● Given problem
Starting at the first line of the listing below, retype each line up to and including the one that contains "y_ticks = [74, 76, 78, 80, 82, 84]". Leave pictures out.

[Dataset entries]
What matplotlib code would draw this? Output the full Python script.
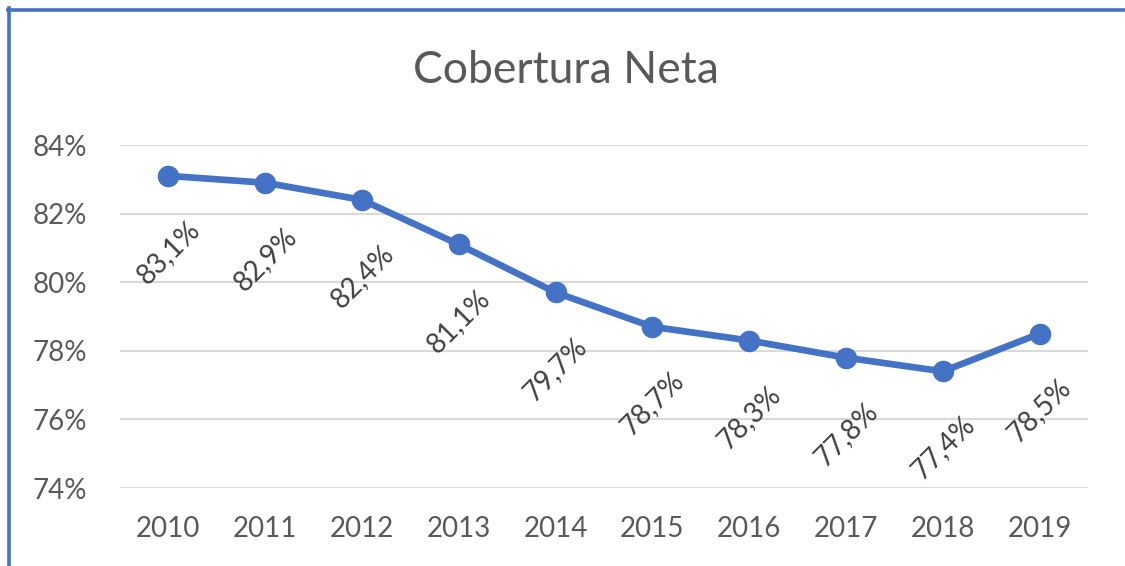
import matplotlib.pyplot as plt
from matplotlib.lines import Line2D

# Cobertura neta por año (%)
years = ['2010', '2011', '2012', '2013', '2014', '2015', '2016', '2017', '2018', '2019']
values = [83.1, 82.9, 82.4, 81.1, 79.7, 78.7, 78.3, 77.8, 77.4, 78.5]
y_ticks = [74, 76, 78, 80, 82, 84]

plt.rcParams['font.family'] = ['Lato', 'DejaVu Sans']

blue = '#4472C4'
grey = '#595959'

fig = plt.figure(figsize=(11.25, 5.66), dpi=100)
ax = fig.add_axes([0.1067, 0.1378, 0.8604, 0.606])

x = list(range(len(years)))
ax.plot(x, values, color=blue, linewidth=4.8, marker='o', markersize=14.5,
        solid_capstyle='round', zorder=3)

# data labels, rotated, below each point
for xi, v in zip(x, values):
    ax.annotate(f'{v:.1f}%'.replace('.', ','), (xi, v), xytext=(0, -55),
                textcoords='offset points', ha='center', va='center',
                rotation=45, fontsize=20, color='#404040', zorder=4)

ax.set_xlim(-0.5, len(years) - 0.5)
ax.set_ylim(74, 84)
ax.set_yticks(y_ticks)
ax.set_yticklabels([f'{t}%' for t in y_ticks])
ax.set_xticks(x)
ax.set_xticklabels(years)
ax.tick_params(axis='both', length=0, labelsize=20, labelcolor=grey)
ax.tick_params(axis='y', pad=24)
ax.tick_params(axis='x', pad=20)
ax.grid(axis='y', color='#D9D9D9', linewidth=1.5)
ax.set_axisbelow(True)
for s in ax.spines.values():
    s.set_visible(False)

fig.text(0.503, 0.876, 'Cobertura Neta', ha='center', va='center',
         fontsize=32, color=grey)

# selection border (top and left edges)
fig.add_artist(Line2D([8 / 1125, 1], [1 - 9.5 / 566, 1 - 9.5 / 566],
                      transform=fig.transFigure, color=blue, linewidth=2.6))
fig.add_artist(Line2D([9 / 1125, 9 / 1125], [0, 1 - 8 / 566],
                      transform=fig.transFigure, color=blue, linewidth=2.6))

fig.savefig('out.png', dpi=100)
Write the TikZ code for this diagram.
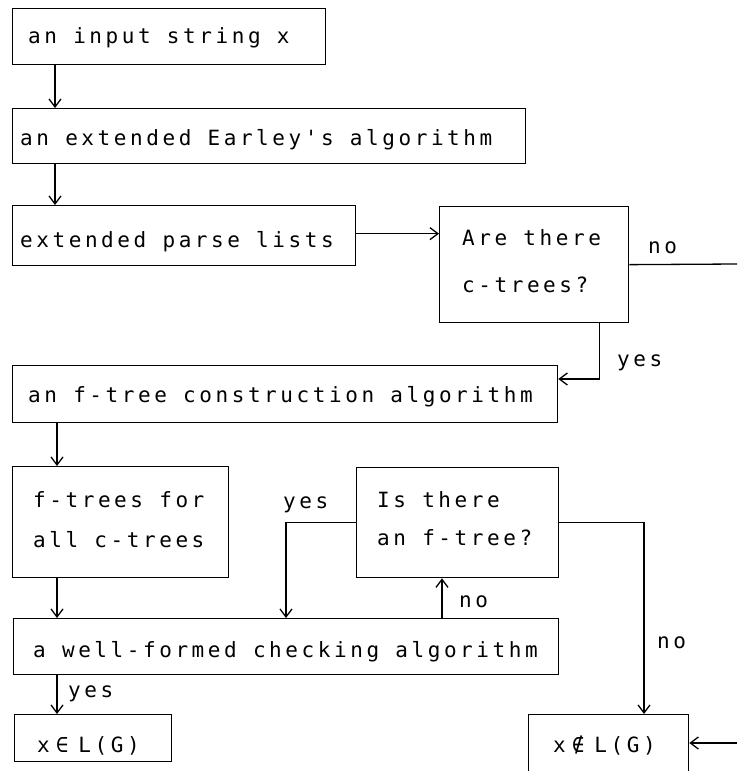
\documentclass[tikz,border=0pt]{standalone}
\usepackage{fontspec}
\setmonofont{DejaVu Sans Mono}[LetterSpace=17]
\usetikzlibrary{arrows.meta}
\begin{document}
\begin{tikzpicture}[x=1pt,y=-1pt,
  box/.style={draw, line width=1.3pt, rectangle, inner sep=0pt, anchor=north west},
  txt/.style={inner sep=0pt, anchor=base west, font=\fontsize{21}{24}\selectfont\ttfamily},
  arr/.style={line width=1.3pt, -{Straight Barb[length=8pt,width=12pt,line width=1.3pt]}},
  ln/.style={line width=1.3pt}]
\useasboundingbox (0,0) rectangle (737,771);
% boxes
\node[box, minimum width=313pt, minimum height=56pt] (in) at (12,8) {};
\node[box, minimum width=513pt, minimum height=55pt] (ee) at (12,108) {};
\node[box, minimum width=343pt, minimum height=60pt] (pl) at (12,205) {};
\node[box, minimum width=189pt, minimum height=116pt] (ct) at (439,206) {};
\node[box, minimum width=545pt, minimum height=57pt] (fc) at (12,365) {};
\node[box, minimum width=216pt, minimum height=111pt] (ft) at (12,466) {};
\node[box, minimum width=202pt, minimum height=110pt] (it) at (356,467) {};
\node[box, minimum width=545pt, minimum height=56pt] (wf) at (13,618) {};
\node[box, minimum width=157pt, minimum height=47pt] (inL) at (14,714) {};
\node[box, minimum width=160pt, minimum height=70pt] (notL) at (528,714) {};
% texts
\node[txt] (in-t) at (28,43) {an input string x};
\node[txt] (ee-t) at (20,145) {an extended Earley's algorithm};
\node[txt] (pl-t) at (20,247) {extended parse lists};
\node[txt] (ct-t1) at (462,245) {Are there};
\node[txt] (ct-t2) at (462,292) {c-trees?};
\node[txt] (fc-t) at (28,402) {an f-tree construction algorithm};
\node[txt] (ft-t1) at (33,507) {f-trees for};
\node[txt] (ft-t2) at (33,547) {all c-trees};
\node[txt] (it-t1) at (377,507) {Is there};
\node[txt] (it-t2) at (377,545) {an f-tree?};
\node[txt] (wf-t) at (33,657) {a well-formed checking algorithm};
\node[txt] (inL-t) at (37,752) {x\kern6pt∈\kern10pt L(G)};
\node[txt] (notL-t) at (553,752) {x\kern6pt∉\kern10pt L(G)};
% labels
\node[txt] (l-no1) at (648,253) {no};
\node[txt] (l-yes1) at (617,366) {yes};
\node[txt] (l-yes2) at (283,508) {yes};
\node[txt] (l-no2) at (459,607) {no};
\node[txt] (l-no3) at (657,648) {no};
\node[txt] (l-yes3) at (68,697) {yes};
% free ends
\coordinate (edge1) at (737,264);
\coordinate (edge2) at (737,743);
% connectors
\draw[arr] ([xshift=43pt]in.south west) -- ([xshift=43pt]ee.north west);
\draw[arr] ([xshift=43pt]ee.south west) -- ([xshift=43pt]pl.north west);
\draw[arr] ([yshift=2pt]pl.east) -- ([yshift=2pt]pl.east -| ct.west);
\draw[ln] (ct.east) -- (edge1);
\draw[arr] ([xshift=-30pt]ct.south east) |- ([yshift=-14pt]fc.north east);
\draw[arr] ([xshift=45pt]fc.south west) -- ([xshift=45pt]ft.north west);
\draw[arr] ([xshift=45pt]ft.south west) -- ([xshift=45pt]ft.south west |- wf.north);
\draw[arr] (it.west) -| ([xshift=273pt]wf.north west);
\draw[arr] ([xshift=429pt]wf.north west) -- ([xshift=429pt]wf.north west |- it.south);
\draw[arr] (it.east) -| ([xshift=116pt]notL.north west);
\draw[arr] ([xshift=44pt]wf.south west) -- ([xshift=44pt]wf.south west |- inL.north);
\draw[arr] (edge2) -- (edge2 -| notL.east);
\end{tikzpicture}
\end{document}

● Reply
What matplotlib code would draw this? Output the full Python script.
import matplotlib.pyplot as plt
from matplotlib.lines import Line2D

# Cobertura neta por año (%)
years = ['2010', '2011', '2012', '2013', '2014', '2015', '2016', '2017', '2018', '2019']
values = [83.1, 82.9, 82.4, 81.1, 79.7, 78.7, 78.3, 77.8, 77.4, 78.5]
y_ticks = [74, 76, 78, 80, 82, 84]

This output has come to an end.